Pembukaan kembali Monkey Forest Ubud dimeriahkan dengan kegiatan jalan pagi karyawan dan pegawai hotel dan homestay dari seputar Ubud dan sekitarnya di kawasan Monkey Forest Ubud. Acara bertajuk ”Morning Walk” dalam rangka pembukaan kembali Monkey Forest Ubud itu digerakkan pihak Asosiasi Hotel Ubud (Ubud Hotels Association/UHA) dengan didukung sejumlah pihak lain, antara lain Perhimpunan Hotel dan Restoran Indonesia (PHRI) Cabang Gianyar dan Ubud Homestay Association (UHSA).
Pembukaan kembali Monkey Forest tentu didahului dengan kesiapan pengelola dan kepatuhan menerapkan protokol kesehatan.
Ekonomi Bali
Ditemui di kawasan Monkey Forest Ubud, Gianyar, Kepala Kantor Perwakilan Bank Indonesia Provinsi Bali Trisno Nugroho menyatakan, dirinya optimistis perekonomian daerah Bali pada triwulan III-2020 lebih baik dibandingkan periode sebelumnya, atau pada triwulan II-2020. Mulai bergeraknya rantai ekonomi Bali dipengaruhi kebijakan dan langkah pemerintah daerah yang membuka kembali Bali sejak Juli 2020.
”Langkah membuka Bali itu tentunya diikuti dengan persiapan-persiapan, termasuk penerapan protokol kesehatan (pencegahan Covid-19),” kata Trisno.

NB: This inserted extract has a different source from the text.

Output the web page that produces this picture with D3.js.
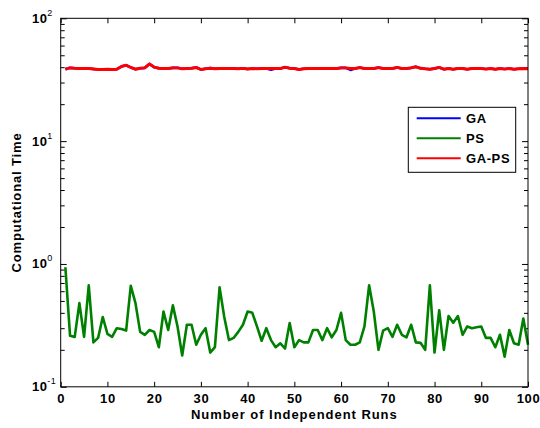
<!DOCTYPE html>
<html>
<head>
<meta charset="utf-8">
<script src="https://cdn.jsdelivr.net/npm/d3@7"></script>
<style>
  body { margin: 0; background: #fff; }
  svg text { font-family: Arial, "Liberation Sans", sans-serif; font-weight: bold; fill: #000; }
</style>
</head>
<body>
<svg id="chart"></svg>
<script>
// runs 1..100
const runs = d3.range(1, 101);

// series values
const psTime = [0.94,0.26,0.255,0.48,0.255,0.67,0.23,0.25,0.37,0.27,
  0.255,0.30,0.295,0.287,0.665,0.48,0.28,0.265,0.29,0.28,
  0.21,0.41,0.29,0.46,0.31,0.18,0.32,0.32,0.22,0.265,
  0.30,0.19,0.21,0.645,0.37,0.24,0.25,0.28,0.32,0.41,
  0.40,0.31,0.237,0.30,0.24,0.21,0.226,0.205,0.33,0.21,
  0.24,0.23,0.23,0.29,0.29,0.24,0.30,0.253,0.29,0.40,
  0.24,0.22,0.22,0.23,0.31,0.67,0.41,0.20,0.287,0.30,
  0.255,0.32,0.265,0.253,0.32,0.23,0.228,0.20,0.67,0.19,
  0.42,0.20,0.377,0.333,0.377,0.265,0.31,0.30,0.305,0.31,
  0.25,0.25,0.21,0.265,0.176,0.29,0.226,0.22,0.36,0.22];

const gapsTime = [38.5,39.5,39.2,39,39,39,38.7,38.3,38.3,38.5,
  38.3,38.5,40.5,41.5,39.8,38.5,39.2,39.5,42.5,40,
  39.2,39,39,39.5,39.5,38.8,39,39.2,39.8,38.3,
  38.8,39.3,38.8,39,39,39,39,38.8,39.1,38.7,
  39,38.8,39,39,39,39,39,40,39.2,39,
  38.3,38.8,39,39,39,39,39,39,39,39.5,
  39.5,39,39,39.7,39,39,39,39.7,39,39,
  39,39.8,39,39,39.5,40.3,39.2,38.8,38.5,39,
  39.8,38.5,39,38.5,39,39,38.5,39,39,39,
  38.6,39,38.5,39,38.6,39,38.5,38.8,39,38.8];

const gaTime = [38.5,39.5,39.2,39,39,39,38.7,38.3,38.3,38.5,
  38.3,38.5,40.5,41.5,39.8,38.5,39.2,39.5,42.5,40,
  39.2,39,39,39.5,39.5,38.8,39,39.2,39.8,38.3,
  38.8,39.3,38.8,39,39,39,39,38.8,39.1,38.7,
  39,38.8,39,39,38.2,39,39,40,39.2,39,
  38.3,38.8,39,39,39,39,39,39,39,39.5,
  39.5,38,39,39.7,39,39,39,39.7,39,39,
  39,39.8,39,39,39.5,40.3,39.2,38.8,38.5,39,
  39.8,38.5,39,38.5,39,39,38.5,39,39,39,
  38.6,39,38.5,39,38.6,39,38.5,38.8,39,38.8];

const seriesNames = ["GA", "PS", "GA-PS"];
const seriesColors = ["#0000ff", "#008000", "#ff0000"];
const xTicks = d3.range(0, 101, 10);
const yMajor = [0.1, 1, 10, 100];
const yExp = ["-1", "0", "1", "2"];

const width = 540, height = 428;
const margin = {top: 18.3, right: 12, bottom: 41.2, left: 60.7};

const svg = d3.select("#chart").attr("width", width).attr("height", height);

const x = d3.scaleLinear().domain([0, 100]).range([margin.left, width - margin.right]);
const y = d3.scaleLog().domain([0.1, 100]).range([height - margin.bottom, margin.top]);

// minor log ticks 2..9 per decade
const yMinor = [];
[0.1, 1, 10].forEach(d => { for (let k = 2; k <= 9; k++) yMinor.push(d * k); });

const x0 = margin.left, x1 = width - margin.right;
const y0 = height - margin.bottom, y1 = margin.top;

// tick marks (inside)
const tickGroups = [
  svg.append("g").attr("transform", `translate(0,${y0})`).call(d3.axisBottom(x).tickValues(xTicks).tickSizeInner(-5).tickSizeOuter(0).tickPadding(7).tickFormat(d3.format("d"))),
  svg.append("g").attr("transform", `translate(0,${y1})`).call(d3.axisTop(x).tickValues(xTicks).tickSizeInner(-5).tickSizeOuter(0).tickFormat("")),
  svg.append("g").attr("transform", `translate(${x0},0)`).call(d3.axisLeft(y).tickValues(yMajor).tickSizeInner(-6).tickSizeOuter(0).tickFormat("")),
  svg.append("g").attr("transform", `translate(${x0},0)`).call(d3.axisLeft(y).tickValues(yMinor).tickSizeInner(-4).tickSizeOuter(0).tickFormat("")),
  svg.append("g").attr("transform", `translate(${x1},0)`).call(d3.axisRight(y).tickValues(yMajor).tickSizeInner(-6).tickSizeOuter(0).tickFormat("")),
  svg.append("g").attr("transform", `translate(${x1},0)`).call(d3.axisRight(y).tickValues(yMinor).tickSizeInner(-4).tickSizeOuter(0).tickFormat(""))
];
tickGroups.forEach(g => {
  g.select(".domain").remove();
  g.selectAll("line").attr("stroke", "#000");
  g.selectAll("text").style("font-size", "13px").style("letter-spacing", "0.6px").attr("font-family", null);
});

// y tick labels 10^k
const yLab = svg.append("g");
yMajor.forEach((d, i) => {
  const t = yLab.append("text")
    .attr("x", 32)
    .attr("y", y(d) + 4.5)
    .style("font-size", "13px")
    .style("letter-spacing", "0.4px");
  t.append("tspan").text("10");
  t.append("tspan").attr("dy", -7).style("font-size", "9px").style("font-weight", "normal").text(yExp[i]);
});

// lines
const line = d3.line().x((d, i) => x(runs[i])).y(d => y(d));
const seriesData = [gaTime, psTime, gapsTime];
const seriesWidths = [2.6, 2.6, 2.9];
seriesData.forEach((s, i) => {
  svg.append("path")
    .datum(s)
    .attr("fill", "none")
    .attr("stroke", seriesColors[i])
    .attr("stroke-width", seriesWidths[i])
    .attr("stroke-linejoin", "round")
    .attr("d", line);
});

// axes box
svg.append("rect")
  .attr("x", x0).attr("y", y1)
  .attr("width", x1 - x0).attr("height", y0 - y1)
  .attr("fill", "none").attr("stroke", "#000").attr("stroke-width", 1);

// axis titles
svg.append("text")
  .attr("x", (x0 + x1) / 2).attr("y", 419)
  .attr("text-anchor", "middle")
  .style("font-size", "13px")
  .style("letter-spacing", "0.95px")
  .text("Number of Independent Runs");

svg.append("text")
  .attr("transform", `translate(21,${(y0 + y1) / 2}) rotate(-90)`)
  .attr("text-anchor", "middle")
  .style("font-size", "13px")
  .style("letter-spacing", "0.85px")
  .text("Computational Time");

// legend
const legend = svg.append("g").attr("transform", "translate(408.3,107.3)");
legend.append("rect")
  .attr("width", 107.4).attr("height", 65)
  .attr("fill", "#fff").attr("stroke", "#000").attr("stroke-width", 1);
seriesNames.forEach((name, i) => {
  const ly = 11 + i * 20;
  legend.append("line")
    .attr("x1", 8.4).attr("x2", 52.4)
    .attr("y1", ly).attr("y2", ly)
    .attr("stroke", seriesColors[i]).attr("stroke-width", 2);
  legend.append("text")
    .attr("x", 57.7).attr("y", ly + 4.5)
    .style("font-size", "13px")
    .style("letter-spacing", "0.6px")
    .text(name);
});
</script>
</body>
</html>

Dalam Berita Resmi Statistik pada Kamis (5/11/2020) tentang pertumbuhan perekonomian Bali triwulan III 2020, Badan Pusat Statistik Provinsi Bali mencatat ekonomi Bali triwulan III-2020 tumbuh 1,66 persen dibandingkan pencapaian ekonomi Bali triwulan II-2020. Produk domestik regional bruto (PDRB) atas dasar harga berlaku pada triwulan III-2020 tercatat sebesar Rp 55,37 triliun, atau meningkat sekitar Rp 1,02 triliun dibandingkan pencapaian pada triwulan II-2020.
Dengan capaian tersebut, menurut Kepala Bidang Neraca Wilayah dan Analisis Statistik BPS Provinsi Bali Kadek Muriadi dalam penyampaian Berita Resmi Statistik BPS Provinsi Bali secara dalam jaringan (daring), Kamis (5/11/2020), tecermin ekonomi Bali yang secara perlahan kembali berdenyut di tengah tekanan pandemi Covid-19.

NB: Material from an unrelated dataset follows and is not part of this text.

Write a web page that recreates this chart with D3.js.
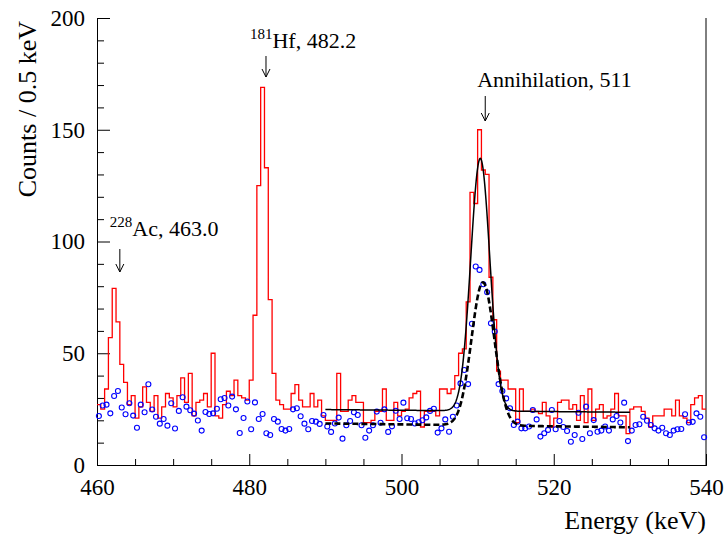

Rilis BPS Provinsi Bali juga menunjukkan Bali masih menghadapi tekanan akibat dampak pandemi Covid-19, antara lain, ekonomi Bali yang masih terkontraksi atau mengalami pertumbuhan negatif dibandingkan kondisi ekonomi Bali sebelum masa pandemi Covid-19.
Tantangan lain adalah bertambahnya jumlah penganggur dan berkurangnya jumlah pekerja formal yang dinyatakan dipengaruhi dampak pandemi Covid-19. BPS Provinsi Bali mencatat sekitar 24,69 persen dari jumlah total penduduk usia kerja di Bali sebanyak 3,46 juta orang terdampak pandemi Covid-19.